• DIRECTIONS FOR THIS TASK: Starting at the first line of the listing below, retype each line up to and including the one that contains "-22.1, -20.7, -20.1];". Leave pictures out.

• MATERIAL:
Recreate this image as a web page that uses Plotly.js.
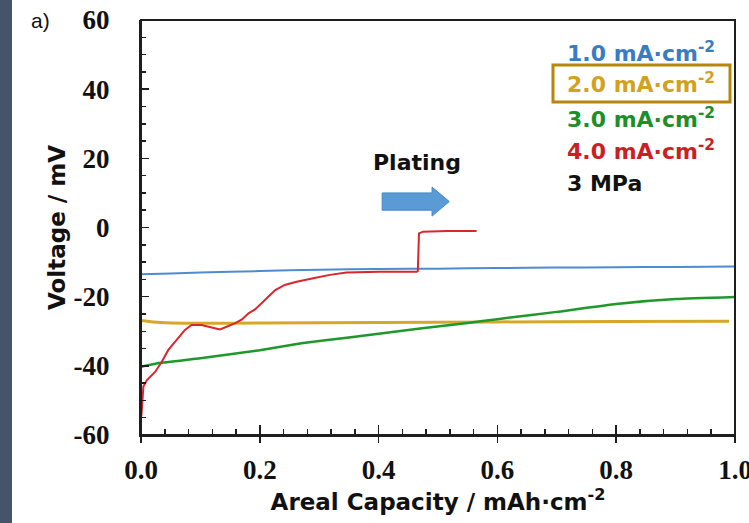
<!DOCTYPE html>
<html>
<head>
<meta charset="utf-8">
<script src="https://cdn.plot.ly/plotly-3.0.1.min.js"></script>
<style>
  html, body { margin: 0; padding: 0; background: #ffffff; }
  #chart { width: 749px; height: 523px; }
</style>
</head>
<body>
<div id="chart"></div>
<script>
// Li plating voltage profiles at 3 MPa for four current densities
const cap10 = [0, 0.05, 0.1, 0.2, 0.3, 0.4, 0.5, 0.6, 0.7, 0.8, 0.9, 1.0];
const volt10 = [-13.5, -13.3, -13.0, -12.6, -12.2, -12.0, -11.9, -11.7, -11.6, -11.5, -11.4, -11.3];

const cap20 = [0, 0.02, 0.05, 0.1, 0.2, 0.4, 0.6, 0.8, 0.99];
const volt20 = [-26.9, -27.3, -27.6, -27.7, -27.6, -27.5, -27.3, -27.2, -27.1];

const cap30 = [0, 0.03, 0.1, 0.2, 0.27, 0.35, 0.47, 0.55, 0.6, 0.7, 0.8, 0.9, 1.0];
const volt30 = [-40.3, -39.2, -37.8, -35.5, -33.5, -31.8, -29.2, -27.6, -26.5, -24.4, -22.1, -20.7, -20.1];

const cap40 = [0, 0.001, 0.004, 0.01, 0.024, 0.035, 0.046, 0.057, 0.074, 0.085, 0.102, 0.119,
  0.133, 0.144, 0.158, 0.170, 0.181, 0.192, 0.203, 0.214, 0.226, 0.242, 0.262, 0.290, 0.318,
  0.346, 0.374, 0.402, 0.464, 0.466, 0.468, 0.475, 0.515, 0.565];
const volt40 = [-55, -53.7, -46.0, -44.1, -41.7, -38.8, -35.4, -33.0, -29.6, -28.2, -28.2, -28.9,
  -29.5, -28.7, -27.7, -26.6, -24.8, -23.7, -21.9, -20.0, -18.1, -16.6, -15.7, -14.7, -13.7,
  -13.0, -12.8, -12.8, -12.8, -12.6, -1.7, -1.2, -1.0, -1.0];

const seriesNames = ['1.0 mA·cm<sup>-2</sup>', '2.0 mA·cm<sup>-2</sup>', '3.0 mA·cm<sup>-2</sup>', '4.0 mA·cm<sup>-2</sup>'];
const pressureLabel = '3 MPa';
const xTickVals = [0, 0.2, 0.4, 0.6, 0.8, 1.0];
const xTickText = ['0.0', '0.2', '0.4', '0.6', '0.8', '1.0'];
const yTickVals = [-60, -40, -20, 0, 20, 40, 60];
const yTickText = ['-60', '-40', '-20', '0', '20', '40', '60'];

const colors = ['#4d8ccf', '#d6a829', '#1f982a', '#d8262c'];
const textColors = ['#3a7cc4', '#d2a21f', '#1c8f28', '#cc1f25'];
const widths = [2, 3, 2.5, 2];

const sans = 'DejaVu Sans, Liberation Sans, Arial, sans-serif';
const serif = 'Liberation Serif, Times New Roman, serif';

const xs = [cap10, cap20, cap30, cap40];
const ys = [volt10, volt20, volt30, volt40];

const traces = xs.map((x, i) => ({
  x: x, y: ys[i], type: 'scatter', mode: 'lines', name: seriesNames[i],
  line: { color: colors[i], width: widths[i], shape: 'spline', smoothing: 0.4 },
  showlegend: false, hoverinfo: 'skip'
}));
// the plating step is a sharp jump, keep it linear
traces[3].line.shape = 'linear';

// empty carrier so the second x axis (outward major ticks) is drawn
traces.push({ x: [0.5], y: [null], xaxis: 'x2', yaxis: 'y', type: 'scatter', mode: 'lines',
  showlegend: false, hoverinfo: 'skip' });

// legend text block on the right
const legendX = 0.714;
const legendY = [0.923, 0.848, 0.764, 0.687, 0.607];
const annotations = seriesNames.map((t, i) => ({
  text: t, xref: 'paper', yref: 'paper', x: legendX, y: legendY[i],
  xanchor: 'left', yanchor: 'middle', showarrow: false,
  font: { family: sans, size: 22, color: textColors[i], weight: 'bold' }
}));
annotations.push({
  text: pressureLabel, xref: 'paper', yref: 'paper', x: legendX, y: legendY[4],
  xanchor: 'left', yanchor: 'middle', showarrow: false,
  font: { family: sans, size: 22, color: '#111111', weight: 'bold' }
});
annotations.push({
  text: 'Plating', xref: 'x', yref: 'y', x: 0.465, y: 18.9,
  xanchor: 'center', yanchor: 'middle', showarrow: false,
  font: { family: sans, size: 22, color: '#111111', weight: 'bold' }
});
annotations.push({
  text: 'a)', xref: 'paper', yref: 'paper', x: -0.17, y: 1.0,
  xanchor: 'center', yanchor: 'middle', showarrow: false,
  font: { family: 'Liberation Sans, Arial, sans-serif', size: 21, color: '#111111' }
});

const axisLine = '#1e1e1e';
const shapes = [
  // dark side band at the left edge of the figure
  { type: 'rect', xref: 'paper', yref: 'paper', x0: -0.2374, x1: -0.2172, y0: -0.25, y1: 1.1,
    fillcolor: '#44546a', line: { width: 0 }, layer: 'below' },
  // closed frame round the plotting area
  { type: 'rect', xref: 'paper', yref: 'paper', x0: 0, x1: 1, y0: 0, y1: 1,
    fillcolor: 'rgba(0,0,0,0)', line: { color: axisLine, width: 2 } },
  // highlight frame around the 2.0 mA·cm-2 entry
  { type: 'rect', xref: 'paper', yref: 'paper', x0: 0.6936, x1: 0.9916, y0: 0.8024, y1: 0.8916,
    fillcolor: 'rgba(0,0,0,0)', line: { color: '#b8860b', width: 3 } },
  // block arrow pointing in the plating direction
  { type: 'path', xref: 'x', yref: 'y',
    path: 'M 0.406 5 L 0.49 5 L 0.49 3.3 L 0.519 7.5 L 0.49 11.7 L 0.49 10 L 0.406 10 Z',
    fillcolor: '#5b9bd5', line: { color: '#4a87c2', width: 1 } }
];

const layout = {
  width: 749, height: 523,
  margin: { l: 141, r: 14, t: 20, b: 88 },
  paper_bgcolor: '#ffffff', plot_bgcolor: '#ffffff',
  showlegend: false,
  xaxis: {
    range: [0, 1], tickmode: 'array', tickvals: xTickVals, ticktext: xTickText,
    ticks: 'inside', ticklen: 10, tickwidth: 1.5, tickcolor: axisLine,
    minor: { dtick: 0.04, ticks: 'inside', ticklen: 6, tickwidth: 1.5, tickcolor: axisLine },
    showline: true, linecolor: axisLine, linewidth: 2,
    showgrid: false, zeroline: false, ticklabelstandoff: 10, ticklabeloverflow: 'allow',
    tickfont: { family: serif, size: 27, color: '#111111', weight: 'bold' },
    title: { text: 'Areal Capacity / mAh·cm<sup>-2</sup>', standoff: 8,
      font: { family: sans, size: 23, color: '#111111', weight: 'bold' } }
  },
  xaxis2: {
    overlaying: 'x', matches: 'x', anchor: 'y', side: 'bottom',
    tickmode: 'array', tickvals: xTickVals, ticks: 'outside', ticklen: 7, tickwidth: 1.5,
    tickcolor: axisLine, showticklabels: false, showline: false, showgrid: false, zeroline: false
  },
  yaxis: {
    range: [-60, 60], tickmode: 'array', tickvals: yTickVals, ticktext: yTickText,
    ticks: 'inside', ticklen: 8, tickwidth: 1.5, tickcolor: axisLine,
    minor: { dtick: 5, ticks: 'inside', ticklen: 5, tickwidth: 1.5, tickcolor: axisLine },
    showline: true, linecolor: axisLine, linewidth: 2,
    showgrid: false, zeroline: false, ticklabelstandoff: 24, ticklabeloverflow: 'allow',
    tickfont: { family: serif, size: 27, color: '#111111', weight: 'bold' },
    title: { text: 'Voltage / mV', standoff: 2,
      font: { family: sans, size: 23, color: '#111111', weight: 'bold' } }
  },
  annotations: annotations,
  shapes: shapes
};

Plotly.newPlot('chart', traces, layout, { staticPlot: true, displayModeBar: false });
</script>
</body>
</html>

• THE RESPONSE:
Recreate this image as a web page that uses Plotly.js.
<!DOCTYPE html>
<html>
<head>
<meta charset="utf-8">
<script src="https://cdn.plot.ly/plotly-3.0.1.min.js"></script>
<style>
  html, body { margin: 0; padding: 0; background: #ffffff; }
  #chart { width: 749px; height: 523px; }
</style>
</head>
<body>
<div id="chart"></div>
<script>
// Li plating voltage profiles at 3 MPa for four current densities
const cap10 = [0, 0.05, 0.1, 0.2, 0.3, 0.4, 0.5, 0.6, 0.7, 0.8, 0.9, 1.0];
const volt10 = [-13.5, -13.3, -13.0, -12.6, -12.2, -12.0, -11.9, -11.7, -11.6, -11.5, -11.4, -11.3];

const cap20 = [0, 0.02, 0.05, 0.1, 0.2, 0.4, 0.6, 0.8, 0.99];
const volt20 = [-26.9, -27.3, -27.6, -27.7, -27.6, -27.5, -27.3, -27.2, -27.1];

const cap30 = [0, 0.03, 0.1, 0.2, 0.27, 0.35, 0.47, 0.55, 0.6, 0.7, 0.8, 0.9, 1.0];
const volt30 = [-40.3, -39.2, -37.8, -35.5, -33.5, -31.8, -29.2, -27.6, -26.5, -24.4, -22.1, -20.7, -20.1];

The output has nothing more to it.